Tuesday, February 24

USDA'S WEB OF LIES GROWS BIGGER, CLEARER

UPI's Steve Mitchell is once again rocking the house with new revelations - he's found documents showing that neither a test for illegal antibiotics nor a temperature reading - both required to be performed on all downer animals - were performed on the Mad Cow, which it's now quite clear was not a downer. Mitchell even spells it out for the slow-of-dot-connecting: "If the Washington cow was not a downer, it raises the question of how many other, seemingly healthy animals infected with mad cow went undetected and were approved for human consumption." Yes, it does.

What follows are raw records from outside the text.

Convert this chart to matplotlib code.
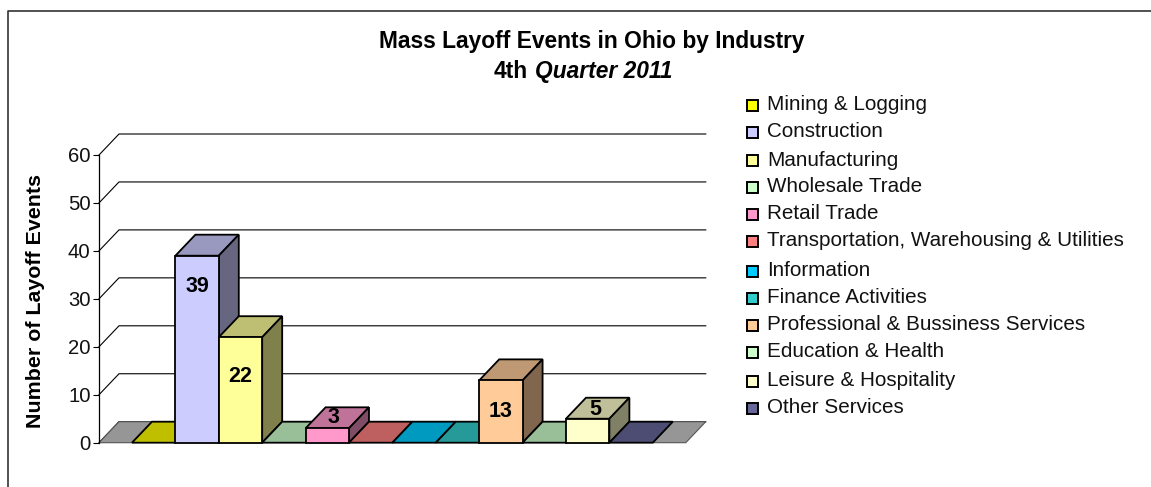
import matplotlib
matplotlib.use("Agg")
import matplotlib.pyplot as plt
from matplotlib.patches import Polygon, Rectangle
from matplotlib.colors import to_rgb

categories = ["Mining & Logging", "Construction", "Manufacturing", "Wholesale Trade",
              "Retail Trade", "Transportation, Warehousing & Utilities", "Information",
              "Finance Activities", "Professional & Bussiness Services",
              "Education & Health", "Leisure & Hospitality", "Other Services"]
values = [0, 39, 22, 0, 3, 0, 0, 0, 13, 0, 5, 0]
colors = ["#FFFF00", "#CCCCFF", "#FFFF99", "#CCFFCC", "#FF99CC", "#FF8080",
          "#00CCFF", "#33CCCC", "#FFCC99", "#CCFFCC", "#FFFFCC", "#666699"]
yticks = [0, 10, 20, 30, 40, 50, 60]
legend_rows_px = [105.5, 132, 160.5, 187.5, 214, 241, 271, 298, 325, 352, 381, 408]
# label placement (px offsets from bar's front-face centre x, px above baseline)
label_dx_px = [0, 0, 0, 0, 6, 0, 0, 0, 0, 0, 8, 0]
label_up_px = [0, 156, 66, 0, 25, 0, 0, 0, 31, 0, 33, 0]

W, H = 1151, 487
plt.rcParams["font.family"] = ["Liberation Sans", "DejaVu Sans"]
fig = plt.figure(figsize=(W / 100, H / 100), dpi=100)

ov = fig.add_axes([0, 0, 1, 1], zorder=3)
ov.set_xlim(0, W); ov.set_ylim(H, 0); ov.axis("off")

UNIT = 43.4; GAP = 0.76
X0, Y0, YTOP = 99, 442.7, 155
N = len(values)
xspan = 2 * GAP + N
ax = fig.add_axes([X0 / W, 1 - Y0 / H, xspan * UNIT / W, (Y0 - YTOP) / H], zorder=2)
ax.set_xlim(0, xspan); ax.set_ylim(0, 60)
ax.patch.set_visible(False)
for s in ["top", "right", "bottom"]:
    ax.spines[s].set_visible(False)
ax.spines["left"].set_linewidth(0.9)
ax.set_xticks([])
ax.set_yticks(yticks)
ax.tick_params(axis="y", length=4.1, width=0.8, labelsize=14.6, pad=2, labelcolor="#111111")

PX = (Y0 - YTOP) / 60  # pixels per value unit
DX = 20 / UNIT
DY = 21 / PX

def shade(c, k):
    return tuple(v * k for v in to_rgb(c))

kw = dict(clip_on=False, edgecolor="black")

for t in yticks:
    ax.plot([0, DX, xspan + DX], [t, t + DY, t + DY], color="black", lw=0.8,
            clip_on=False, zorder=1, solid_joinstyle="miter")

for x0, x1 in [(0, GAP), (GAP + N, xspan)]:
    ax.add_patch(Polygon([(x0, 0), (x1, 0), (x1 + DX, DY), (x0 + DX, DY)],
                         facecolor="#969696", lw=0.8, zorder=2, edgecolor="#555555", clip_on=False))

for i, (v, c) in enumerate(zip(values, colors)):
    x = GAP + i
    z = 3 + i * 0.01
    lw = 1.3
    ax.add_patch(Polygon([(x, v), (x + 1, v), (x + 1 + DX, v + DY), (x + DX, v + DY)],
                         facecolor=shade(c, 0.75), lw=lw, zorder=z, **kw))
    if v > 0:
        ax.add_patch(Polygon([(x + 1, 0), (x + 1 + DX, DY), (x + 1 + DX, v + DY), (x + 1, v)],
                             facecolor=shade(c, 0.5), lw=lw, zorder=z, **kw))
        ax.add_patch(Rectangle((x, 0), 1, v, facecolor=c, lw=lw, zorder=z, **kw))

for i, v in enumerate(values):
    if v > 0:
        ax.text(GAP + i + 0.5 + label_dx_px[i] / UNIT, label_up_px[i] / PX, str(v),
                ha="center", va="center", fontsize=15.5, fontweight="bold",
                color="black", zorder=10)

# titles
ov.text(592, 48.3, "Mass Layoff Events in Ohio by Industry", ha="center", va="baseline",
        fontsize=16.4, fontweight="bold")
ov.text(528, 78.3, "4th", ha="right", va="baseline", fontsize=16.4, fontweight="bold")
ov.text(535, 78.3, "Quarter 2011", ha="left", va="baseline", fontsize=16.4,
        fontweight="bold", style="italic")

# y-axis title
ov.text(36, 301.5, "Number of Layoff Events", rotation=90, ha="center", va="center",
        fontsize=15.4, fontweight="bold")

# frame
ov.plot([8.5, 8.5, W], [H, 11, 11], color="#333333", lw=1.2, clip_on=False)

# legend
for name, c, py in zip(categories, colors, legend_rows_px):
    ov.add_patch(Rectangle((747.5, py - 5.5), 11, 11, facecolor=c, edgecolor="black", lw=1.4))
    ov.text(767, py + 5, name, ha="left", va="baseline", fontsize=14.9, color="#111111")

fig.savefig("out.png", dpi=100, facecolor="white")
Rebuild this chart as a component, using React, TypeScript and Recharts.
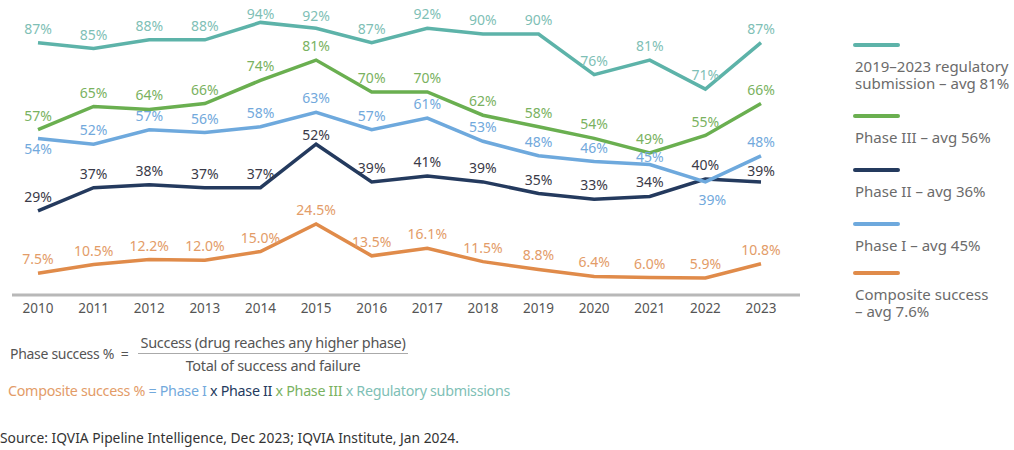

Mitchell also identifies - or at least reports Louthan identifying - the USDA vet who inspected the cow in question: Rodney Thompson, who may be a) scapegoated by the USDA for neglect of duty or b) one of the organizers of this hoax, and thus due for a promotion. There's a strong case to be made, though, for "neglect of duty," and ex-USDA vets such as Lester Friedlander and Tom D'Amura go on record with it, using the phrase. In typical USDA fashion, Steve Cohen first evades questions about the discrepancies, then goes ahead with the outright lies: "It's not a requirement to get a temperature," Cohen said. But this is directly contradicted by a training course FSIS gives to its new meat inspectors to assist them in conducting inspection of live animals. "The course document, obtained by UPI, advises inspectors: 'You must take the temperature of all downers.'" Gosh, that seems pretty clear. The training documents also blow apart the No-Temp-Cause-the-Cow-Was-Lying-Down defense. To recap: USDA lied about cow being a downer, they lied about USDA procedure, they'll lie again tomorrow, most likely. What a country.
UPDATE 2/25: Now they're trying to fudge this crucial issue: DeHaven is floating the line that "both accounts [USDA's and Vern's] could in fact be true." Don't let him get away with that BS, Steve.